>> Start

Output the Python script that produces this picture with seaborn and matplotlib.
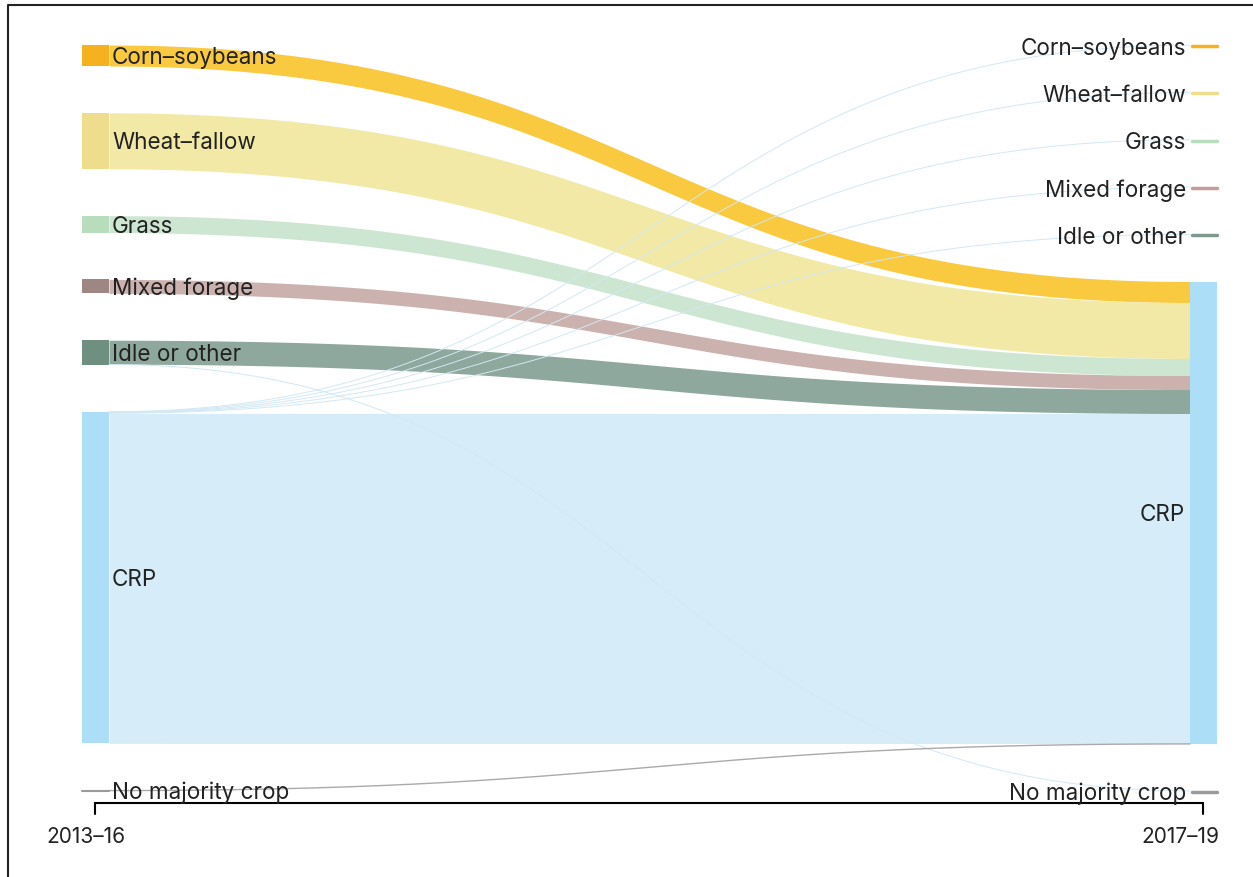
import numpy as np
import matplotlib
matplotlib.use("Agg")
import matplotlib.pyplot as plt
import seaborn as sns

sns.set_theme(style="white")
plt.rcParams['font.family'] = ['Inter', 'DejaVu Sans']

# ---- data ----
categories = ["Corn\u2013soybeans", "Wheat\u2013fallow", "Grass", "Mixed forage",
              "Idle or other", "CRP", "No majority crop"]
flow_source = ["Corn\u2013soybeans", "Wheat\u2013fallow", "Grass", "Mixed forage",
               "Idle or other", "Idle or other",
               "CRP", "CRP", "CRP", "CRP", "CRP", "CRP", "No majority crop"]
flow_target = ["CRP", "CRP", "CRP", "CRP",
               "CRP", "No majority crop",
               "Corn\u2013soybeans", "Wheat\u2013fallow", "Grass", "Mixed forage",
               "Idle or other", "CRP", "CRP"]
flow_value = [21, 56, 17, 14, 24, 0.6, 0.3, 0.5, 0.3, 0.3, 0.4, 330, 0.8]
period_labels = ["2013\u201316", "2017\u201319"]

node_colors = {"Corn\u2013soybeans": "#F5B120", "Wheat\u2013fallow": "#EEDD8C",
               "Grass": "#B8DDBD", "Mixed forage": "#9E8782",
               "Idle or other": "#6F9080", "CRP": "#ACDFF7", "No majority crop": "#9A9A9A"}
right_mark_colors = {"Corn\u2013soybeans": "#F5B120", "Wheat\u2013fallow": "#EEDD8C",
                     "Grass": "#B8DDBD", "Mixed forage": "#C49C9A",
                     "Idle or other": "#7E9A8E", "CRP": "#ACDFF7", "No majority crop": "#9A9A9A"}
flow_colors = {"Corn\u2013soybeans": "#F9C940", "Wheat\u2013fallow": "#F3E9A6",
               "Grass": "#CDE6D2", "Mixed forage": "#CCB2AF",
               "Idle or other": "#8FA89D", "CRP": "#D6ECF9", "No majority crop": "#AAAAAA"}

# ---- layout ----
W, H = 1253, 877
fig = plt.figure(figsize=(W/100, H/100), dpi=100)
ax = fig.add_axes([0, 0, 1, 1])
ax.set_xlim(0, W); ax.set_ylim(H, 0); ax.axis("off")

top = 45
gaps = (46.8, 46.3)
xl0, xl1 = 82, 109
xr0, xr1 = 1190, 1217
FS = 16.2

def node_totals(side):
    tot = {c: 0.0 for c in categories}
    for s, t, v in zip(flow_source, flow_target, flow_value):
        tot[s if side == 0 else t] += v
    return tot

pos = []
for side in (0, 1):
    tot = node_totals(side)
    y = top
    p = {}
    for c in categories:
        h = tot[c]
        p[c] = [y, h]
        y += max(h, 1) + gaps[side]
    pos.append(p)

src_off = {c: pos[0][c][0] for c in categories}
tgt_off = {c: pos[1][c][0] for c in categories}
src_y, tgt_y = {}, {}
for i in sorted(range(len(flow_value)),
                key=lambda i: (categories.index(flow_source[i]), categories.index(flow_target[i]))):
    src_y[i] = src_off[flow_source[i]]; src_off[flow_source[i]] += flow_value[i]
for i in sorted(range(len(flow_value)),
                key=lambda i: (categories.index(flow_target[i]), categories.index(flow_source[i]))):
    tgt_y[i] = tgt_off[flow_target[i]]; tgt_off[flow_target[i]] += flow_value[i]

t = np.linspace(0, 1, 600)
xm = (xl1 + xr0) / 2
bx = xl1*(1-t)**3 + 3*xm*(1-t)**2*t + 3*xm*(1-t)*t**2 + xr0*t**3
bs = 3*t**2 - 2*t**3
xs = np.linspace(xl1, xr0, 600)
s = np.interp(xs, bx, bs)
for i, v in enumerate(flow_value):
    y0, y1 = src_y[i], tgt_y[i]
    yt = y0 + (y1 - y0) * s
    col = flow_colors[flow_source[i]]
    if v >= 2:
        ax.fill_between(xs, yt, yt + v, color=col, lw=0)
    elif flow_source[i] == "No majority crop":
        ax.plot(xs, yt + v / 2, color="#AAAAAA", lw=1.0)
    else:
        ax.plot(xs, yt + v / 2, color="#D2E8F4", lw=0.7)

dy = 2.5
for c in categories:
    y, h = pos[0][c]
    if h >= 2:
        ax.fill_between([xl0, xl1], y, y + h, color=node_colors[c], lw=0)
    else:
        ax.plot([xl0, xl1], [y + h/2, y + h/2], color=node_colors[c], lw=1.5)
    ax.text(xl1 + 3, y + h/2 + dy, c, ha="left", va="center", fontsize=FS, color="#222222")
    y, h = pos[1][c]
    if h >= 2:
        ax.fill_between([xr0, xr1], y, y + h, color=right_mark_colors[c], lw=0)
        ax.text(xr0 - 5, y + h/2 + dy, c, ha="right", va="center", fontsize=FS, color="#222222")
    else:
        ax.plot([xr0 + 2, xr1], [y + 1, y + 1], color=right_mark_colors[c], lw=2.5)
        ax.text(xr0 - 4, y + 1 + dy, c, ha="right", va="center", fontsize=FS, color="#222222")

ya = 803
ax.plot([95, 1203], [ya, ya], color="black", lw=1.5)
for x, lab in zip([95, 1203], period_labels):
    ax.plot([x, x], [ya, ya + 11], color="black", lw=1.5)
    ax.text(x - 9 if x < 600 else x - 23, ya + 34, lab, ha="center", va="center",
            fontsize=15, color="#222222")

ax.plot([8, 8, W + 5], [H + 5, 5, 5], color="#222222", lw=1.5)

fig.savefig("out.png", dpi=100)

>> End

Please quote the lines of the material, beginning with the first and ending with the one that contains "plt.rcParams['font.family'] = ['Inter', 'DejaVu", exactly as written and without any pictures.

Output the Python script that produces this picture with seaborn and matplotlib.
import numpy as np
import matplotlib
matplotlib.use("Agg")
import matplotlib.pyplot as plt
import seaborn as sns

sns.set_theme(style="white")
plt.rcParams['font.family'] = ['Inter', 'DejaVu Sans']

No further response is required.